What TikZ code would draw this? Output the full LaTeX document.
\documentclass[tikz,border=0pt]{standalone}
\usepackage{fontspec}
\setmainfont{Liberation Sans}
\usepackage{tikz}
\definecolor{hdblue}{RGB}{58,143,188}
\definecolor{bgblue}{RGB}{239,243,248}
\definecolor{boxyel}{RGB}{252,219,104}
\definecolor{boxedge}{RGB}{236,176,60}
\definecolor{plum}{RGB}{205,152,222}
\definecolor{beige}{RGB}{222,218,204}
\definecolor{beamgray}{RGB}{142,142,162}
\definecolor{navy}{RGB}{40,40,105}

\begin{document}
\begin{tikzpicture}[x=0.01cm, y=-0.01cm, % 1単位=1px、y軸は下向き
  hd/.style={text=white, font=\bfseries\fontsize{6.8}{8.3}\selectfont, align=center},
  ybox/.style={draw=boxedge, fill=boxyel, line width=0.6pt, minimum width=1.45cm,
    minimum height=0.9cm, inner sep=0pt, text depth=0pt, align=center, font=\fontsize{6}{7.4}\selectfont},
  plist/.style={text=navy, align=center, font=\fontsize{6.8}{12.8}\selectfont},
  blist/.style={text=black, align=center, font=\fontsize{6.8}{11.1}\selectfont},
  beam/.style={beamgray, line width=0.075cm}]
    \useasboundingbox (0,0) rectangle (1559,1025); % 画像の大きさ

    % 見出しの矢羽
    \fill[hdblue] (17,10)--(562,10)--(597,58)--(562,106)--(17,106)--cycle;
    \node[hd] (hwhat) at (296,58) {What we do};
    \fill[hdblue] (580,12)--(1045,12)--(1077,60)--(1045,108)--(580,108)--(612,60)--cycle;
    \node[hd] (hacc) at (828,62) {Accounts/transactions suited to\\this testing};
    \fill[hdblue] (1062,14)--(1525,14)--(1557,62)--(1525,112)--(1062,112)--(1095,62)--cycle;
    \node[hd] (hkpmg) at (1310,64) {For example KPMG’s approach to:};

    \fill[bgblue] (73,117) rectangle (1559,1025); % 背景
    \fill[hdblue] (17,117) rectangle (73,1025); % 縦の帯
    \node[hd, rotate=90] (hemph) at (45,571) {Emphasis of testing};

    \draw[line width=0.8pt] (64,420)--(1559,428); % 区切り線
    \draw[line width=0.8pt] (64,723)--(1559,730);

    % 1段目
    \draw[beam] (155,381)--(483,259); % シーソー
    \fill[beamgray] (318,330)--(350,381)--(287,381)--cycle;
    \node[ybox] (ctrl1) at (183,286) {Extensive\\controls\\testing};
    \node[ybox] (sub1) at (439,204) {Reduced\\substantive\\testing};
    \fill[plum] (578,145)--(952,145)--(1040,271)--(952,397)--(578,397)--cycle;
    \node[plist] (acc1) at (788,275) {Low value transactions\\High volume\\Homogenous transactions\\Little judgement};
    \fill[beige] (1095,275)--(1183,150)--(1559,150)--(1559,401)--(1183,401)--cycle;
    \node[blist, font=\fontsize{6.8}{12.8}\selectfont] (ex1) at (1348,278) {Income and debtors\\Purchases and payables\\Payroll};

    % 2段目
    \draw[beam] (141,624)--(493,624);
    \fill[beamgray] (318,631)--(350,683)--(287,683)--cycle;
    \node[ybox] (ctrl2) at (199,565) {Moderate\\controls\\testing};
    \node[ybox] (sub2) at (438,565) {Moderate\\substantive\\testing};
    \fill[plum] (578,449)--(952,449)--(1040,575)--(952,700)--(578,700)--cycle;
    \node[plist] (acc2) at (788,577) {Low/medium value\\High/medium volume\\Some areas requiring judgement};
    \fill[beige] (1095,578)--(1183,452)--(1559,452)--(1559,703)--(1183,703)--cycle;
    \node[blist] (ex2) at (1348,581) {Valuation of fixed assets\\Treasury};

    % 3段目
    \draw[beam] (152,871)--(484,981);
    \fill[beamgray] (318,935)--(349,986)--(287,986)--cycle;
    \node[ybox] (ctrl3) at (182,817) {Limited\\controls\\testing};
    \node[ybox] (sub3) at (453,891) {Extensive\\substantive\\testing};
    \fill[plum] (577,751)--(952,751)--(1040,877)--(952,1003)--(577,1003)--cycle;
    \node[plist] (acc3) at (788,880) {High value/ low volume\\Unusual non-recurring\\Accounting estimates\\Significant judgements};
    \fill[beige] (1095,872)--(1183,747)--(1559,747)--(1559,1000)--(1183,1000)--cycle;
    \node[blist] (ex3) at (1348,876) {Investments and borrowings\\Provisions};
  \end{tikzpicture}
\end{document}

...

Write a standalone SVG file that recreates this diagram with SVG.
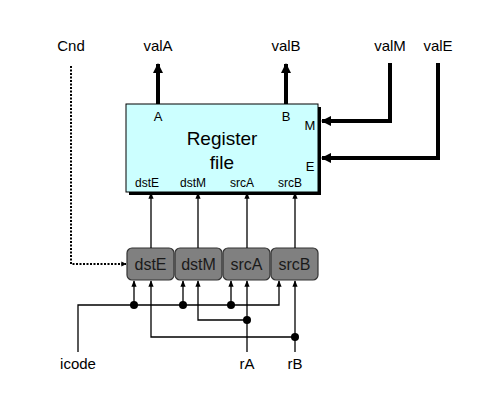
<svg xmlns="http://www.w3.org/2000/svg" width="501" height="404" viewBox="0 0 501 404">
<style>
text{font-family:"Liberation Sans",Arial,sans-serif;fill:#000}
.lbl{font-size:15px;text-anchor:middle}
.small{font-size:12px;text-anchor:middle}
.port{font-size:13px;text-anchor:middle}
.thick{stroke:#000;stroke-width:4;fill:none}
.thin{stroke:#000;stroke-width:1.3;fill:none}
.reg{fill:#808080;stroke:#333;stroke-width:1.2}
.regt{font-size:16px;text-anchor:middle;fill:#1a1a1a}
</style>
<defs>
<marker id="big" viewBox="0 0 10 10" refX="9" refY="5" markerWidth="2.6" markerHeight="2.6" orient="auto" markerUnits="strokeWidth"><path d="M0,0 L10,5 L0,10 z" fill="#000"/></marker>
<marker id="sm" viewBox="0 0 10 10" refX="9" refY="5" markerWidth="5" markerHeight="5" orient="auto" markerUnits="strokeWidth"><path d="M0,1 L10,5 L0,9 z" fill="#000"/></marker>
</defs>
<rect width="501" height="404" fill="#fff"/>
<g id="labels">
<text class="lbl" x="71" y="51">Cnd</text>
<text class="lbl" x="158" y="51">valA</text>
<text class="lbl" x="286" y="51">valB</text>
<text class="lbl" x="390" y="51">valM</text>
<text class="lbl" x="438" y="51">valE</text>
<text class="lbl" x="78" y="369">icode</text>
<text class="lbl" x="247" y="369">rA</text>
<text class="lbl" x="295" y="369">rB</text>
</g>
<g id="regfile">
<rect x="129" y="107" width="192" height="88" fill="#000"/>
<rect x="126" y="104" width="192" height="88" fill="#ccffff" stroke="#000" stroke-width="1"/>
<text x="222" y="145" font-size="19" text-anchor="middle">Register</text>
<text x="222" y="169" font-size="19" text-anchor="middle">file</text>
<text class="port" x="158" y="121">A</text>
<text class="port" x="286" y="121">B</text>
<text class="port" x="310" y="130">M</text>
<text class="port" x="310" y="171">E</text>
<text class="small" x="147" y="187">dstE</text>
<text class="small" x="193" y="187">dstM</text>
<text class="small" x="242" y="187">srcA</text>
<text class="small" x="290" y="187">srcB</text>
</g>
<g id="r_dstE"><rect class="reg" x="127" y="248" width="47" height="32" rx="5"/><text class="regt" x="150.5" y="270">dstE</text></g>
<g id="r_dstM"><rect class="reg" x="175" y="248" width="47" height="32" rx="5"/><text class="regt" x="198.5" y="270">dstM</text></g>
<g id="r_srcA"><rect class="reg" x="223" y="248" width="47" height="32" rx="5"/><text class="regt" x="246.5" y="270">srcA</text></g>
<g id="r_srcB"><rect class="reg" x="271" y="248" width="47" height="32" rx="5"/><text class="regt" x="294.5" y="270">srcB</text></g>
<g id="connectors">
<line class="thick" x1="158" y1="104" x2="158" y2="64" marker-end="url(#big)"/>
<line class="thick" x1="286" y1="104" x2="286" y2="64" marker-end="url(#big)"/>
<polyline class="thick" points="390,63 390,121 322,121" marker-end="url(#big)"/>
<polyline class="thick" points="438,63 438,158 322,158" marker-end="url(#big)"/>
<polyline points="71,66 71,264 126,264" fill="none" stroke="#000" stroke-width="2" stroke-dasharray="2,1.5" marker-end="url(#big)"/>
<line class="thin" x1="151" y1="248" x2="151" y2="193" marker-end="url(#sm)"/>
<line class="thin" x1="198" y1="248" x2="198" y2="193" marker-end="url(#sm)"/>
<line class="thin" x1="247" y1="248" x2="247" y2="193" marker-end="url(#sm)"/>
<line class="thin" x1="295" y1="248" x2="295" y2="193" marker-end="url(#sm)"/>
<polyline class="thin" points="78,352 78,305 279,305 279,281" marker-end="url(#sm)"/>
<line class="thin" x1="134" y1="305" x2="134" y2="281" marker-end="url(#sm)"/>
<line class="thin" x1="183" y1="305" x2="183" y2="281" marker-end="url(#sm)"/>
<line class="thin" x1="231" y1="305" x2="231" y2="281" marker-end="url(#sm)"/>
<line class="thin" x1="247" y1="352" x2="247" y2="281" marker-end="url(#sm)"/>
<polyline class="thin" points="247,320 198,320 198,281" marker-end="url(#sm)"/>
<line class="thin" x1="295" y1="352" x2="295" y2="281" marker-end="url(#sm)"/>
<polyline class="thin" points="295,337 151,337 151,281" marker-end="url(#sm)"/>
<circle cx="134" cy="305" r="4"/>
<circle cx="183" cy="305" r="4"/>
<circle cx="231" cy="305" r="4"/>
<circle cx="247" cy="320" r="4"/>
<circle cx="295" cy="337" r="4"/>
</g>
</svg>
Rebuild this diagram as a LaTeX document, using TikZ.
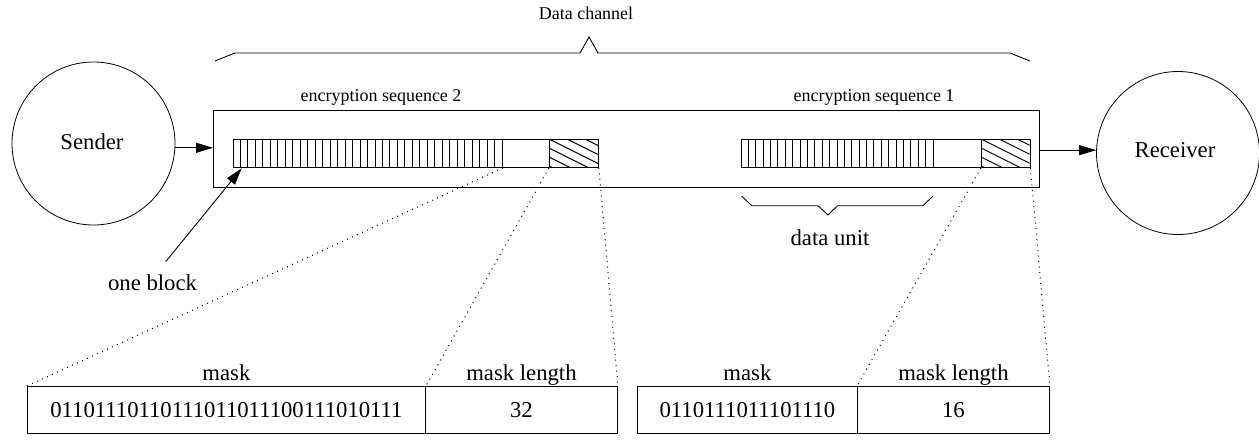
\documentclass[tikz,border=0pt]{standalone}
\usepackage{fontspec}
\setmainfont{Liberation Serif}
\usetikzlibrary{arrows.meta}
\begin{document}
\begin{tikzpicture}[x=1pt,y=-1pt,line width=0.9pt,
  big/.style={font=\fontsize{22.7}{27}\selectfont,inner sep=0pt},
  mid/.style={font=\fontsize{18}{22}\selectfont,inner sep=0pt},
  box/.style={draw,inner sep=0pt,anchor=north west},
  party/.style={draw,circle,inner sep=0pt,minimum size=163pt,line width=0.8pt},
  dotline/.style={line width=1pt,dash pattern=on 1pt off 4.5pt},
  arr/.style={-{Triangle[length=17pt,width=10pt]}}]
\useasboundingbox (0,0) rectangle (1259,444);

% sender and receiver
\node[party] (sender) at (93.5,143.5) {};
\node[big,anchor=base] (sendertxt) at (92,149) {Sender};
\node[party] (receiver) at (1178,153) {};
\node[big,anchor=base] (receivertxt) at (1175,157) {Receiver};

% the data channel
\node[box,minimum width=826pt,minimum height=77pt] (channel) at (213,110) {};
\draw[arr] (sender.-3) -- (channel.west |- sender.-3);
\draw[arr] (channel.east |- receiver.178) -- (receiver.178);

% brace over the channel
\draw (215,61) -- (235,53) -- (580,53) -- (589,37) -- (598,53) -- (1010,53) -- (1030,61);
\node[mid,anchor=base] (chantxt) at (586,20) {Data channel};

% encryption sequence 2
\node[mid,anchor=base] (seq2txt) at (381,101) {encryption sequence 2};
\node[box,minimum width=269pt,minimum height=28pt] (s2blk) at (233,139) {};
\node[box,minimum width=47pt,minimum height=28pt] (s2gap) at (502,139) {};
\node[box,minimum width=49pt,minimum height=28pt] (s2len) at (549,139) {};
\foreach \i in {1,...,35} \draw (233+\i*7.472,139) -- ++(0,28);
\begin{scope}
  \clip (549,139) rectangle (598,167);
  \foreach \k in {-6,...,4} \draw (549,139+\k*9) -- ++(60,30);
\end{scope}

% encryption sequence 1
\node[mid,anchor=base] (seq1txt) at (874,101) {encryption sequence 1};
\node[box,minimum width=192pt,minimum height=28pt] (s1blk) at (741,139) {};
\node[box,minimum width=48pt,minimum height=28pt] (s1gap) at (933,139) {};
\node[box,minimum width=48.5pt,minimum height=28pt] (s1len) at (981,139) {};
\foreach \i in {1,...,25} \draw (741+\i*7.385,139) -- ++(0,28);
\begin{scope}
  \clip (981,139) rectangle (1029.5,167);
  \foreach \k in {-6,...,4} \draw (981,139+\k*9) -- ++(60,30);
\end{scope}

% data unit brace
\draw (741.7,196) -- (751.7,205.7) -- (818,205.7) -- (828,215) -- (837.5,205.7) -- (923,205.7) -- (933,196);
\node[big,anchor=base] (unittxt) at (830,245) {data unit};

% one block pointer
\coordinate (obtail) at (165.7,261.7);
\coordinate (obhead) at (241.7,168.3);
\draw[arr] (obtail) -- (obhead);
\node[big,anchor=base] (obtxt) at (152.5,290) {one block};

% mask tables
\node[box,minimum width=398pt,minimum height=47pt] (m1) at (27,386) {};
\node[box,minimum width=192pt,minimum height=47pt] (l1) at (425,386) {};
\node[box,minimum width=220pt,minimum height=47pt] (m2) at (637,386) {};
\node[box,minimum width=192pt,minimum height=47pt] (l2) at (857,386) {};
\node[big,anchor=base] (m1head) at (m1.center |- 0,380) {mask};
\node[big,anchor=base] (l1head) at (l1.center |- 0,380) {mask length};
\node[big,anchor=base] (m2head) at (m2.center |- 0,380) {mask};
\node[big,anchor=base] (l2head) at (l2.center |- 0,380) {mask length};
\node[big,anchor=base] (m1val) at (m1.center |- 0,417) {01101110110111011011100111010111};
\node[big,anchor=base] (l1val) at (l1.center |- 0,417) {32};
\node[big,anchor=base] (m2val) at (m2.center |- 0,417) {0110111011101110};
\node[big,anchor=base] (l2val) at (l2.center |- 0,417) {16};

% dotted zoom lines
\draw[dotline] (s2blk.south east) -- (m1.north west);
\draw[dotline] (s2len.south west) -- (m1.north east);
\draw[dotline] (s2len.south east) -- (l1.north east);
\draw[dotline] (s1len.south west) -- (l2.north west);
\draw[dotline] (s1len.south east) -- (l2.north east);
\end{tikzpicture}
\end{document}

...

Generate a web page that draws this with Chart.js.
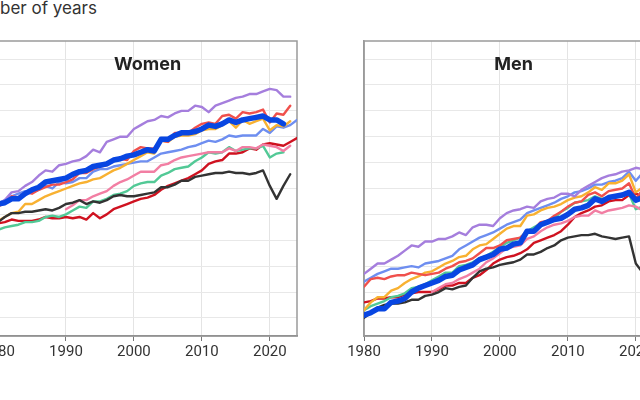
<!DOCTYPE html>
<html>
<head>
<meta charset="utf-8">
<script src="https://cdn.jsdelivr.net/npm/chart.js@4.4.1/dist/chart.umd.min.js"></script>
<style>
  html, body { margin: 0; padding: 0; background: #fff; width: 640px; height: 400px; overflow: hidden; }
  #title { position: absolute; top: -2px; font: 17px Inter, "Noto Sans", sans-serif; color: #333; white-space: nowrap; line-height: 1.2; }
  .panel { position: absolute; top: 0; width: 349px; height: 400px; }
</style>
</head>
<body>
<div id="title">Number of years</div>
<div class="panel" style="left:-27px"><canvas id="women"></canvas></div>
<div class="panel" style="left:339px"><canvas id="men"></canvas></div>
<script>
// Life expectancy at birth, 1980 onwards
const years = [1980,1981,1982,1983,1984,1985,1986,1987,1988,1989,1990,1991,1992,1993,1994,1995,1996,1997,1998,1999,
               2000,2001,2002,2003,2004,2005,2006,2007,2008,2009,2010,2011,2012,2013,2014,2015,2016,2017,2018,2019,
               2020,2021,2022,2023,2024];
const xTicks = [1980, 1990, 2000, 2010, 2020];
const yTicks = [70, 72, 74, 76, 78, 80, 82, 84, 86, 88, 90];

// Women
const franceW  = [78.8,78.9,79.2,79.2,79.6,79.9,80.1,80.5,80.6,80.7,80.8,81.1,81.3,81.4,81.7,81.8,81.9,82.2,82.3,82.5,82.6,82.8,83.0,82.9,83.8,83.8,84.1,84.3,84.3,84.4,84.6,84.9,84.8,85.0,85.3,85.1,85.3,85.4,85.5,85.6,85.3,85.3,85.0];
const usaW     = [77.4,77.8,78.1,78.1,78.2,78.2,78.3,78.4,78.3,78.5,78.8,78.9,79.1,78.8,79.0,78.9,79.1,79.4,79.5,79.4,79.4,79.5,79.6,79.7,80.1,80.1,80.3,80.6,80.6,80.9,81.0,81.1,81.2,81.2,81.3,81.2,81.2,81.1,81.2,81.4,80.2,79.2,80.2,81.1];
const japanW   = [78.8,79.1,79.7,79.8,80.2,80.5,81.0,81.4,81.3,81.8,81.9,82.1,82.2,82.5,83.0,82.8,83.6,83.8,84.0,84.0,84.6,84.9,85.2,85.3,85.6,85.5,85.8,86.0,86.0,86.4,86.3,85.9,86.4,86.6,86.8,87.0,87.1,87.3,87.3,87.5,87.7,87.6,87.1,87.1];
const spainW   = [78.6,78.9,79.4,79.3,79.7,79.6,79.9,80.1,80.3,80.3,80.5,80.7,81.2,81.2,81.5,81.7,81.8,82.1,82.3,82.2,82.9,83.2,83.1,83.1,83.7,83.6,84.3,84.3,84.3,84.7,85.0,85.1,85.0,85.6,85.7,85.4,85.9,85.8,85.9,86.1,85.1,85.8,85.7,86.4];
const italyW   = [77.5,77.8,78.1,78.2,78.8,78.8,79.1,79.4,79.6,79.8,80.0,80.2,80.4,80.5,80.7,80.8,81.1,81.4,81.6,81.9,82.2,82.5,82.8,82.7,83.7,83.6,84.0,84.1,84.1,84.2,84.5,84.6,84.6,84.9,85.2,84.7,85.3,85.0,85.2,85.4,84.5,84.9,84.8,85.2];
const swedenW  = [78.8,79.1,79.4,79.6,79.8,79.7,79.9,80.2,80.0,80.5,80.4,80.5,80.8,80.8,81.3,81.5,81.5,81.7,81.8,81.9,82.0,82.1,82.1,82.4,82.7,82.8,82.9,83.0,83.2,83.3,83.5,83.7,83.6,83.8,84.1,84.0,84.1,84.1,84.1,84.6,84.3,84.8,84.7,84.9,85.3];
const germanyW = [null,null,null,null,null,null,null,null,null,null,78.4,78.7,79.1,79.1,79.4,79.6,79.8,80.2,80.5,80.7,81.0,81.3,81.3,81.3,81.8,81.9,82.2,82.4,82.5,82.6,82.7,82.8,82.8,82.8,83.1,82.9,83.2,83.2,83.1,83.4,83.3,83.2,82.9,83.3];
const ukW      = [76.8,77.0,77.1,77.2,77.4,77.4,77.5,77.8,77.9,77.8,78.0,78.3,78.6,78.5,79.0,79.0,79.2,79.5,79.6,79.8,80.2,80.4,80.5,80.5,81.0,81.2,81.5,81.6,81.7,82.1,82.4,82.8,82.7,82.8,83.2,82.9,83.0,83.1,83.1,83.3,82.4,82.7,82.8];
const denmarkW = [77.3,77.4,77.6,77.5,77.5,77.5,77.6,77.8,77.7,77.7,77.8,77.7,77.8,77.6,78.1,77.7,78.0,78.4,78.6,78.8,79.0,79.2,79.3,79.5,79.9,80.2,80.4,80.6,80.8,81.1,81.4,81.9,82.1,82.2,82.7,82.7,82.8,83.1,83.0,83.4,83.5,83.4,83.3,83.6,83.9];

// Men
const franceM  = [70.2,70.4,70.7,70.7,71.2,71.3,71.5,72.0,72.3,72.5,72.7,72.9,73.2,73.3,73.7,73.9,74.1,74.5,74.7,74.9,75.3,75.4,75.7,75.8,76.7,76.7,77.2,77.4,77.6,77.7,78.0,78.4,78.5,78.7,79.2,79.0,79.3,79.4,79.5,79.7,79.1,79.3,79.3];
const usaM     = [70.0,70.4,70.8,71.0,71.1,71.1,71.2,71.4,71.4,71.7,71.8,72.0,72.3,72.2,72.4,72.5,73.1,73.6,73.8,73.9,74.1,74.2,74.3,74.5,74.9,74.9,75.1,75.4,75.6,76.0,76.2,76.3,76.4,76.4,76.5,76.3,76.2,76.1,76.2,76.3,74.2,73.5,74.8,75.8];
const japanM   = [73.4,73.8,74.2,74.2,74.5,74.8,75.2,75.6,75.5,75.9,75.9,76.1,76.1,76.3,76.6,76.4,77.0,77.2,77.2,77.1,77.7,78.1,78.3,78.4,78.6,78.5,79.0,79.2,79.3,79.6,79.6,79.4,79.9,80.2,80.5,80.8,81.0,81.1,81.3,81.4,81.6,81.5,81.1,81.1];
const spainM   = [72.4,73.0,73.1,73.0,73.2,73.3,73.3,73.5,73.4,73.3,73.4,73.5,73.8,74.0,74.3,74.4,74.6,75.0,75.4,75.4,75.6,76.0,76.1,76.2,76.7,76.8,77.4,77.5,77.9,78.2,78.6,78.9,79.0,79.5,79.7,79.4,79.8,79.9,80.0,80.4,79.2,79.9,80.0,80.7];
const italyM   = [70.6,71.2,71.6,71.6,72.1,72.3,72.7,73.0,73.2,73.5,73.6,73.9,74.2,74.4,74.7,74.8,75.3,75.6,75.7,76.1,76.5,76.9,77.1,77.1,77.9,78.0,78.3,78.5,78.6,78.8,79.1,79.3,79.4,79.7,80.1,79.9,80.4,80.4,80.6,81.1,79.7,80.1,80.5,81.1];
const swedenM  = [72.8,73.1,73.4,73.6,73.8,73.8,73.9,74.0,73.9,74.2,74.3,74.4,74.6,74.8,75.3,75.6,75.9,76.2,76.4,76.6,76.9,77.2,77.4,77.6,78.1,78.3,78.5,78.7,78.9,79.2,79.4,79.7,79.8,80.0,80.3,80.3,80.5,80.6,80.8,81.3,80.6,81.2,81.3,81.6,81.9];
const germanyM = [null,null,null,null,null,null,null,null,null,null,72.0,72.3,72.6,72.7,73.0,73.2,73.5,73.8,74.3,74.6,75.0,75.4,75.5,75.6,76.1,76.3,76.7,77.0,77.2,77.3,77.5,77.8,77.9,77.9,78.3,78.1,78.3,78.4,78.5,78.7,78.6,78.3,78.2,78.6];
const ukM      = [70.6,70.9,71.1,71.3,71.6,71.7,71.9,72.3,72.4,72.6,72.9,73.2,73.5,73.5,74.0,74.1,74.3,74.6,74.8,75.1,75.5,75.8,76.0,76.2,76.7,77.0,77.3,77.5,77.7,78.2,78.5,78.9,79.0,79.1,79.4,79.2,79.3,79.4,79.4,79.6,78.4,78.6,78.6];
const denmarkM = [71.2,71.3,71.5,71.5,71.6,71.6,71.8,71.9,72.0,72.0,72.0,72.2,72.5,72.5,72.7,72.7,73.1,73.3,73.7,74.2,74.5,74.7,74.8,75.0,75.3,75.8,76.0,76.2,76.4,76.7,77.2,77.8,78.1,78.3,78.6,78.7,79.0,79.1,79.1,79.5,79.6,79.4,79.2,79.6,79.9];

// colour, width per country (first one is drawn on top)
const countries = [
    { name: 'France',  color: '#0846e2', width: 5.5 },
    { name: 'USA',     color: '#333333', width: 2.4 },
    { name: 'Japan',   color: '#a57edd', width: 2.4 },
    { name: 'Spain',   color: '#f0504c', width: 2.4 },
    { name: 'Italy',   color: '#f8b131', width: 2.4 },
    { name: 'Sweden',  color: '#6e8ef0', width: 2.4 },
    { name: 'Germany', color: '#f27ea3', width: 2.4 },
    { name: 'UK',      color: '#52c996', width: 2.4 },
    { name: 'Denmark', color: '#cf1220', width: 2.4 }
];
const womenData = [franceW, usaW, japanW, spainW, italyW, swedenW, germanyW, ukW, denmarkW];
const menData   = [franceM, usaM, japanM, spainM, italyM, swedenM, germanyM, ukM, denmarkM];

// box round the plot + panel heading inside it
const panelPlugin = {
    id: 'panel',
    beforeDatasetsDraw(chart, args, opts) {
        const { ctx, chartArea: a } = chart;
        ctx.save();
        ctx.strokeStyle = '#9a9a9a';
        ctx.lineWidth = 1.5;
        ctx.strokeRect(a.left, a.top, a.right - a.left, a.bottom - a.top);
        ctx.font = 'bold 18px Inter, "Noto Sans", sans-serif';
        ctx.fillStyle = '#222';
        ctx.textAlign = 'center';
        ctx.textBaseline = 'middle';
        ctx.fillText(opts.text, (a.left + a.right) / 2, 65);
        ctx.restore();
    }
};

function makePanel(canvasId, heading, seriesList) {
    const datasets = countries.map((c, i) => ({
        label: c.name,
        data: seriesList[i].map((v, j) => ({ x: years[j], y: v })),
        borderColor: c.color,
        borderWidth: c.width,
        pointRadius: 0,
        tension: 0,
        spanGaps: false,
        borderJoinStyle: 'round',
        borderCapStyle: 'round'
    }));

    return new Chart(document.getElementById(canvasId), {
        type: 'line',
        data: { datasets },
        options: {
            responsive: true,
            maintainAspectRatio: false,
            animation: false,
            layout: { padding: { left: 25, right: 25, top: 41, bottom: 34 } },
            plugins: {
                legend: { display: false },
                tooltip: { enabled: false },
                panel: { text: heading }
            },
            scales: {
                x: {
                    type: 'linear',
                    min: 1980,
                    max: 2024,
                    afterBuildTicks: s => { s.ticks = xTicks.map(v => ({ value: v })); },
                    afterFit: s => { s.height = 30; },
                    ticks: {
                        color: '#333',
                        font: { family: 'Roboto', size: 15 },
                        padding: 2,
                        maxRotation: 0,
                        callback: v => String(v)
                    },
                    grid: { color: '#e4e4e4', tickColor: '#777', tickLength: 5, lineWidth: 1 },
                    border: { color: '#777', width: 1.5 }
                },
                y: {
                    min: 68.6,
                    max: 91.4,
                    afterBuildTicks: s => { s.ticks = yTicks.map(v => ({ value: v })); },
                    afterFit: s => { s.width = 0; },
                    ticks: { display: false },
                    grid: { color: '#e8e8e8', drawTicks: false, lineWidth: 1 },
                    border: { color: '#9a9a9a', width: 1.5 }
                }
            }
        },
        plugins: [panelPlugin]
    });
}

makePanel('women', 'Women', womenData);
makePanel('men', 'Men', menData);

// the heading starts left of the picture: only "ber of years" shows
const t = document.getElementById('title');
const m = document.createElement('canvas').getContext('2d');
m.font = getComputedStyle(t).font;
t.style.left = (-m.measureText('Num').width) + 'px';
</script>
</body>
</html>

EXERCISE AIM | Would you quote everything above from the line containing "What TikZ code" down to the line containing "rotate=90] (hemph) at"? Include both of those lines and nothing else.

RESPONSE TO THE EXERCISE |
What TikZ code would draw this? Output the full LaTeX document.
\documentclass[tikz,border=0pt]{standalone}
\usepackage{fontspec}
\setmainfont{Liberation Sans}
\usepackage{tikz}
\definecolor{hdblue}{RGB}{58,143,188}
\definecolor{bgblue}{RGB}{239,243,248}
\definecolor{boxyel}{RGB}{252,219,104}
\definecolor{boxedge}{RGB}{236,176,60}
\definecolor{plum}{RGB}{205,152,222}
\definecolor{beige}{RGB}{222,218,204}
\definecolor{beamgray}{RGB}{142,142,162}
\definecolor{navy}{RGB}{40,40,105}

\begin{document}
\begin{tikzpicture}[x=0.01cm, y=-0.01cm, % 1単位=1px、y軸は下向き
  hd/.style={text=white, font=\bfseries\fontsize{6.8}{8.3}\selectfont, align=center},
  ybox/.style={draw=boxedge, fill=boxyel, line width=0.6pt, minimum width=1.45cm,
    minimum height=0.9cm, inner sep=0pt, text depth=0pt, align=center, font=\fontsize{6}{7.4}\selectfont},
  plist/.style={text=navy, align=center, font=\fontsize{6.8}{12.8}\selectfont},
  blist/.style={text=black, align=center, font=\fontsize{6.8}{11.1}\selectfont},
  beam/.style={beamgray, line width=0.075cm}]
    \useasboundingbox (0,0) rectangle (1559,1025); % 画像の大きさ

    % 見出しの矢羽
    \fill[hdblue] (17,10)--(562,10)--(597,58)--(562,106)--(17,106)--cycle;
    \node[hd] (hwhat) at (296,58) {What we do};
    \fill[hdblue] (580,12)--(1045,12)--(1077,60)--(1045,108)--(580,108)--(612,60)--cycle;
    \node[hd] (hacc) at (828,62) {Accounts/transactions suited to\\this testing};
    \fill[hdblue] (1062,14)--(1525,14)--(1557,62)--(1525,112)--(1062,112)--(1095,62)--cycle;
    \node[hd] (hkpmg) at (1310,64) {For example KPMG’s approach to:};

    \fill[bgblue] (73,117) rectangle (1559,1025); % 背景
    \fill[hdblue] (17,117) rectangle (73,1025); % 縦の帯
    \node[hd, rotate=90] (hemph) at (45,571) {Emphasis of testing};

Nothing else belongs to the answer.